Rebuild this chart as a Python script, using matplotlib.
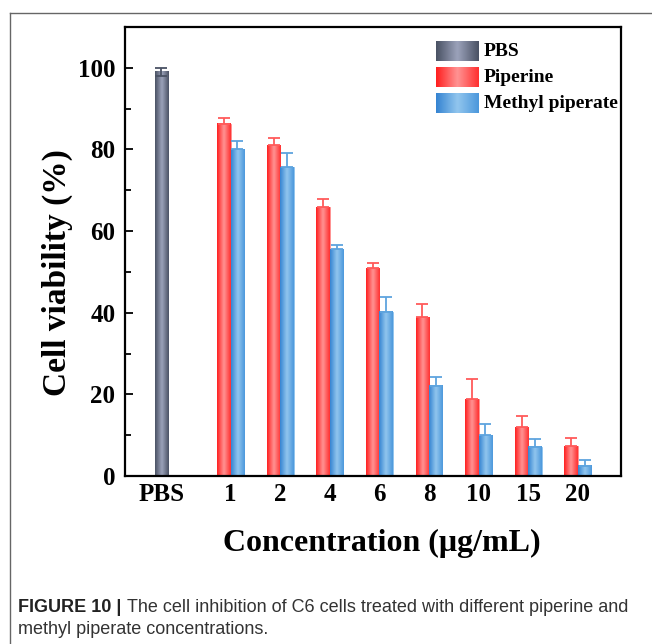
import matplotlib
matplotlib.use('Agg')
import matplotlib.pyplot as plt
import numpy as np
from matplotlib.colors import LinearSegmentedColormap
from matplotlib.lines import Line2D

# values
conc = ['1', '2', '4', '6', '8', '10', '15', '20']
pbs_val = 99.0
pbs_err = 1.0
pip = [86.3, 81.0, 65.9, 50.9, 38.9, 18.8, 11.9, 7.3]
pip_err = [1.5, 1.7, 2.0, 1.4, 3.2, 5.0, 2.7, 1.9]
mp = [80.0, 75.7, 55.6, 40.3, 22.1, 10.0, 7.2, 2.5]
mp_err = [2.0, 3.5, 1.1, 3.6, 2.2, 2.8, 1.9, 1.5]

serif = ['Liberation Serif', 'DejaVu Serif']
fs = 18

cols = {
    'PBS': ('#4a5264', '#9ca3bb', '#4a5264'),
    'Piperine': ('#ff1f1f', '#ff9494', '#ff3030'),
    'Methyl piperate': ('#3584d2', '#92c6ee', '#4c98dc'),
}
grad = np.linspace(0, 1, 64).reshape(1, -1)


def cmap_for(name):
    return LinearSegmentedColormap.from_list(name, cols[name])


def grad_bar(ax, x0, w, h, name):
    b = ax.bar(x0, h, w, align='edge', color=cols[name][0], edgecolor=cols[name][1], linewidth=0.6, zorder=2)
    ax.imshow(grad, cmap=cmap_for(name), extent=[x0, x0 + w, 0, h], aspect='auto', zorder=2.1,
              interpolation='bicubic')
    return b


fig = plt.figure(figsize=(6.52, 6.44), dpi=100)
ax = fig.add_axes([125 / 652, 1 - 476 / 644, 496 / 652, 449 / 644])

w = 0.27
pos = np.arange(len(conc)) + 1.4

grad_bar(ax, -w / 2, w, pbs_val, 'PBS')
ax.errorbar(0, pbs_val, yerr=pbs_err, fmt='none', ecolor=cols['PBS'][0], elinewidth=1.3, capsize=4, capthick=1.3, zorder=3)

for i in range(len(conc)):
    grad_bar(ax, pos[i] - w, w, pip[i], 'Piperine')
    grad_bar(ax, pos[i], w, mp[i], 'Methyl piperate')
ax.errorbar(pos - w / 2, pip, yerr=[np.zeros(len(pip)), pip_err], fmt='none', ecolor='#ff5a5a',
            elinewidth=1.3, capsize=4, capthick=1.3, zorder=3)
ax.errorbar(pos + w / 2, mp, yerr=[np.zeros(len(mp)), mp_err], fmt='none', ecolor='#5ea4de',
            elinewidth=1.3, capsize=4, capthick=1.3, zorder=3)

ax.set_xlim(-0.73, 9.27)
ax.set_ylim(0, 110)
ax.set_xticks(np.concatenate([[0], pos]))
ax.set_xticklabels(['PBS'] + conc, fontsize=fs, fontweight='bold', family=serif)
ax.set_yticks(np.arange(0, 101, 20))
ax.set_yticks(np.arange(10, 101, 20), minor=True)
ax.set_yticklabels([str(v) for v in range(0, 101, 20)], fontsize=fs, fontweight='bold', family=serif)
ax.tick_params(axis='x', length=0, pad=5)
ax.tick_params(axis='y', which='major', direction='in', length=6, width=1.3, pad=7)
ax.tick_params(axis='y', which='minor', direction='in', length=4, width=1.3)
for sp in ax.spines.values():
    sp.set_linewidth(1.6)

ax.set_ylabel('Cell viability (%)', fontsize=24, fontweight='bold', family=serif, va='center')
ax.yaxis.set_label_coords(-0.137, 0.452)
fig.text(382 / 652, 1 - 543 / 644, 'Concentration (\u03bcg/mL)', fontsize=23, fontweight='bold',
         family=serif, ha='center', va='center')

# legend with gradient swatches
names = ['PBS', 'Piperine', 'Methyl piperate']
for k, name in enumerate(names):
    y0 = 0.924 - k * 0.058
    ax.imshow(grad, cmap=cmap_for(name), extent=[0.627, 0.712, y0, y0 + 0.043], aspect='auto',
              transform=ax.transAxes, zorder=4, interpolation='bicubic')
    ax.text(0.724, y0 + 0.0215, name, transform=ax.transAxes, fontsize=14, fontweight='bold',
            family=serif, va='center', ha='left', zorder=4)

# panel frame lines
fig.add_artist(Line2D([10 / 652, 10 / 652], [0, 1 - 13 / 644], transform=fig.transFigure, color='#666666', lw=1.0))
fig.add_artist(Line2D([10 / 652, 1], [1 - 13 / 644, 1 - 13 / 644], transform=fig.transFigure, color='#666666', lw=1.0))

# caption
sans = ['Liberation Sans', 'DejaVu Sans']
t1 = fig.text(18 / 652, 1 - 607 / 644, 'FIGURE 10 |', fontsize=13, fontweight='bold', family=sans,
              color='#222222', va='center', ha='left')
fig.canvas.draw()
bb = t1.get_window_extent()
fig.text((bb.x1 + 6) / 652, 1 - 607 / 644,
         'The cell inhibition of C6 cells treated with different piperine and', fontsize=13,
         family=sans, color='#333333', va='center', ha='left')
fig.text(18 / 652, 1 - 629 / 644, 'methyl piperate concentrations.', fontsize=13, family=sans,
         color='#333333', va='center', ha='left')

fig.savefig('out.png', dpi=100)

★ ★ ★

▶ [Task] Reproduce the material above exactly, first line through the line that contains "from matplotlib.lines import Line2D", minus the pictures.

▶ [Answer to the exercise]
Rebuild this chart as a Python script, using matplotlib.
import matplotlib
matplotlib.use('Agg')
import matplotlib.pyplot as plt
import numpy as np
from matplotlib.colors import LinearSegmentedColormap
from matplotlib.lines import Line2D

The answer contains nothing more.